Group-IB is constantly working on enriching the tool with data and designing new algorithms using machine learning to improve the graph’s accuracy.
“All of Group-IB’s products are being constantly fine-tuned thanks to the permanent monitoring of the cyberspace for new threats and our incident response operations and cyber investigations,” Volkov pointed out. “And we’re always analyzing existing solutions on the market, pinpointing their weak spots and shortcomings, thinking of ways to eliminate them and striving to provide the best technologies to our customers.”
The tool’s capabilities
Mapping adversary infrastructure and (hopefully) identifying the threat actor has many advantages for the targeted organization and its customers, but also for other organizations, their customers and, in general, the wider populace.
“The main goal of network graph analysis is to track down projects that cybercriminals carried out in the past — legal and illegal projects that bear similarities, links in their infrastructure, and connections to the infrastructure involved in the incident being investigated,” Volkov explained.
If the users are very lucky and a cybercriminal’s legal project is detected, discovering their real identity becomes simple. If only illegal projects are detected, that goal becomes more difficult to achieve.
But even if the identity of the attacker remains elusive, discovering details about their previous attacks can help pinpoint their preferred tactics, techniques, procedures, tools and malware, and that information can be handy for disrupting ongoing attacks or even preventing those that are yet to be launched (e.g., by identifying attacker infrastructure at the preparation stage).
The tool can be leveraged by SOC/CERT analysts, threat hunters, threat intelligence analysts and digital forensic specialists, and it’s great for improving the speed of incident response, fast cybercrime investigations, proactive phishing and global threat hunting, and pinpointing malicious servers hidden behind proxy services.
It’s also used for IoC enrichment and event correlation (i.e., discovering when certain attacks are linked and are likely different stages of a single multiphase attack).

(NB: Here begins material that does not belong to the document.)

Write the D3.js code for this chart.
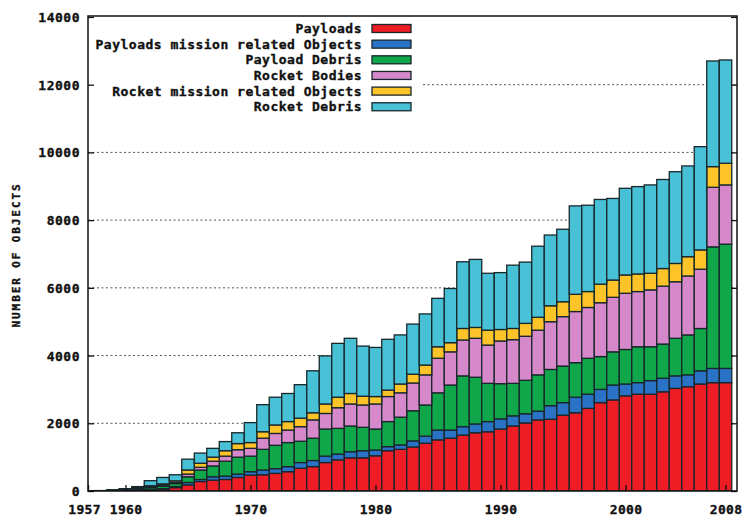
<!DOCTYPE html>
<html>
<head>
<meta charset="utf-8">
<script src="https://cdn.jsdelivr.net/npm/d3@7"></script>
<style>
  html, body { margin: 0; padding: 0; background: #fff; }
  svg { display: block; }
  text { font-family: "DejaVu Sans Mono", monospace; font-weight: bold; fill: #111; stroke: #111; stroke-width: 0.35px; }
</style>
</head>
<body>
<svg id="chart" width="748" height="523"></svg>
<script>
// ---- data (number of objects per category) ----
const years = [1957,1958,1959,1960,1961,1962,1963,1964,1965,1966,1967,1968,1969,1970,
  1971,1972,1973,1974,1975,1976,1977,1978,1979,1980,1981,1982,1983,1984,1985,1986,1987,
  1988,1989,1990,1991,1992,1993,1994,1995,1996,1997,1998,1999,2000,2001,2002,2003,2004,
  2005,2006,2007,2008];
const payloads = [2,5,10,20,30,35,50,100,180,280,320,340,400,470,480,520,570,670,720,840,
  920,980,980,1040,1190,1230,1300,1410,1510,1560,1650,1720,1750,1830,1920,2010,2100,2120,
  2240,2310,2440,2610,2690,2810,2860,2860,2930,3030,3080,3160,3200,3200];
const payloadMission = [0,0,2,5,10,20,20,30,70,60,100,100,100,100,140,140,150,170,180,190,
  170,180,210,170,120,130,180,210,290,240,250,260,300,300,300,270,260,400,370,460,420,390,
  440,350,340,400,400,370,350,390,420,420];
const payloadDebris = [0,0,3,8,20,50,70,90,170,280,320,440,500,460,610,690,710,630,660,800,
  760,760,690,620,740,820,890,920,1100,1330,1500,1380,1130,1040,960,990,1070,1070,1080,1020,
  1060,970,980,1020,1060,1000,1010,1110,1180,1250,3590,3670];
const rocketBodies = [2,5,10,20,30,20,30,30,80,80,140,150,220,230,330,350,370,430,540,460,
  610,650,660,740,740,720,820,890,1020,980,1060,1150,1130,1260,1290,1300,1320,1410,1460,1510,
  1500,1590,1610,1660,1630,1680,1710,1670,1740,1750,1760,1750];
const rocketMission = [0,0,2,5,10,30,40,50,120,120,120,160,180,170,190,250,250,250,210,280,
  310,310,260,220,190,260,260,290,340,270,340,320,440,340,330,380,380,470,440,510,470,550,
  510,540,520,490,520,540,570,570,610,640];
const rocketDebris = [0,3,5,10,30,150,190,180,320,300,260,270,320,590,800,820,830,990,1240,
  1420,1590,1630,1480,1450,1500,1450,1480,1510,1430,1600,1970,2010,1680,1680,1870,1810,2100,
  2090,2140,2610,2550,2500,2410,2560,2580,2610,2630,2710,2680,3050,3120,3050];

const seriesNames = ["Payloads", "Payloads mission related Objects", "Payload Debris",
  "Rocket Bodies", "Rocket mission related Objects", "Rocket Debris"];
const seriesColors = ["#ee1c24", "#2a72c6", "#10a64a", "#d689ca", "#fdc42a", "#48c0d6"];
const yTicks = [0,2000,4000,6000,8000,10000,12000,14000];
const gridTicks = [2000,4000,6000,8000,10000,12000];
const xTicks = [1957,1960,1970,1980,1990,2000,2008];
const yLabel = "NUMBER OF OBJECTS";

// ---- build table ----
const seriesArrays = [payloads, payloadMission, payloadDebris, rocketBodies, rocketMission, rocketDebris];
const table = years.map((yr, i) => {
  const row = { year: yr };
  seriesNames.forEach((n, k) => { row[n] = seriesArrays[k][i]; });
  return row;
});

const svg = d3.select("#chart");
const L = 88, R = 737, T = 16, B = 491;
const x = d3.scaleLinear().domain([1957, 2009]).range([L, L + 52 * 12.5]);
const y = d3.scaleLinear().domain([0, 14000]).range([B, B - 14 * 33.86]);

svg.append("defs").append("clipPath").attr("id", "plotclip")
  .append("rect").attr("x", L).attr("y", T).attr("width", R - L).attr("height", B - T);

// grid
const grid = svg.append("g");
grid.selectAll("line").data(gridTicks).join("line")
  .attr("x1", d => d === 12000 ? 423 : L)
  .attr("x2", R)
  .attr("y1", d => y(d)).attr("y2", d => y(d))
  .attr("stroke", "#555").attr("stroke-width", 1)
  .attr("stroke-dasharray", "2,2.5");

// bars
const stack = d3.stack().keys(seriesNames)(table);
const bars = svg.append("g").attr("clip-path", "url(#plotclip)");
stack.forEach((layer, k) => {
  bars.append("g").selectAll("rect").data(layer).join("rect")
    .attr("x", d => x(d.data.year - 0.5))
    .attr("width", d => x(d.data.year + 0.5) - x(d.data.year - 0.5))
    .attr("y", d => y(d[1]))
    .attr("height", d => Math.max(0, y(d[0]) - y(d[1])))
    .attr("fill", seriesColors[k])
    .attr("stroke", "#18262a")
    .attr("stroke-width", 1.3);
});

// border
svg.append("rect").attr("x", L).attr("y", T).attr("width", R - L).attr("height", B - T)
  .attr("fill", "none").attr("stroke", "#111").attr("stroke-width", 1.5);

// left axis
const yAxis = d3.axisLeft(y).tickValues(yTicks).tickSizeInner(-6).tickSizeOuter(0).tickPadding(8)
  .tickFormat(d3.format("d"));
const gy = svg.append("g").attr("transform", `translate(${L},0)`).call(yAxis);
gy.select(".domain").remove();
gy.selectAll("line").attr("stroke", "#111").attr("stroke-width", 1.3);
gy.selectAll("text").style("font-size", "13px").style("letter-spacing", "0.5px")
  .attr("fill", "#111").attr("dy", "0.35em");

// right mirror ticks
const yAxisR = d3.axisRight(y).tickValues(yTicks).tickSizeInner(-6).tickSizeOuter(0).tickFormat("");
const gyr = svg.append("g").attr("transform", `translate(${R},0)`).call(yAxisR);
gyr.select(".domain").remove();
gyr.selectAll("line").attr("stroke", "#111").attr("stroke-width", 1.3);

// bottom axis
const xAxis = d3.axisBottom(x).tickValues(xTicks).tickSizeInner(-6).tickSizeOuter(0).tickPadding(14)
  .tickFormat(d3.format("d"));
const gx = svg.append("g").attr("transform", `translate(0,${B})`).call(xAxis);
gx.select(".domain").remove();
gx.selectAll("line").attr("stroke", "#111").attr("stroke-width", 1.3);
gx.selectAll("text").style("font-size", "13px").style("letter-spacing", "0.3px")
  .attr("fill", "#111").attr("dx", d => d === 1957 ? -4 : 0);

// y label
svg.append("text")
  .attr("transform", "translate(19.5,255) rotate(-90)")
  .attr("text-anchor", "middle")
  .style("font-size", "11px").style("letter-spacing", "1.9px")
  .text(yLabel);

// legend
const legend = svg.append("g");
seriesNames.forEach((n, k) => {
  const cy = 28.5 + k * 15.65;
  legend.append("text").attr("x", 362).attr("y", cy + 4.5)
    .attr("text-anchor", "end")
    .style("font-size", "13px").style("letter-spacing", "0.5px")
    .text(n);
  legend.append("rect").attr("x", 372).attr("y", cy - 4).attr("width", 39).attr("height", 8)
    .attr("fill", seriesColors[k]).attr("stroke", "#18262a").attr("stroke-width", 1.3);
});
</script>
</body>
</html>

Group-IB Graph Network Analysis was designed based on indicators of compromise discovered and collected by the company’s cybercrime investigators, incident responders and malware analysts in the last 16 years.
To this have been added or made available through data-sharing agreements and subscriptions many other data sets containing:
- Domain registration data
- DNS records (domain records, files, profiles, tags)
- Service banners (domains, redirections, error codes)
- Service fingerprints on IP addresses (which services are running and which ports are open)
- Hidden registration data (IDs, hosting providers)
- Historic registration data and that related to hosting transfers
- SSL certificate registration data.
They have also made an effort to come up with new methods of extracting data that is not available using ordinary means. “We cannot reveal details for obvious reasons, but in some cases, mistakes made by hackers during domain registration or server configuration help us discover their emails, pseudonyms, or backend addresses,” Volkov said.
An advantage for all threat hunters
The tool queries both the company’s internal databases and external sources of information (e.g., WHOIS, public sandboxes, etc.) and the whole network graph creation happens in mere seconds.
And everybody wins in the scenario where the tool is used by Group-IB’s clients.
“By giving visibility to our clients, we reduce our analysts’ load and get interesting feedback from our clients. When they do the analyses themselves, they may achieve results that are more interesting and relevant to them, and when they share those results with us, we have a better understanding about the threats that target organizations in their industry, sector or geographic region,” Volkov concluded.
“This allows us to tune our research capabilities and detection engines to improve our whole ecosystem and, on a global scale, it improves our detection, prevention and hunting processes for every client.”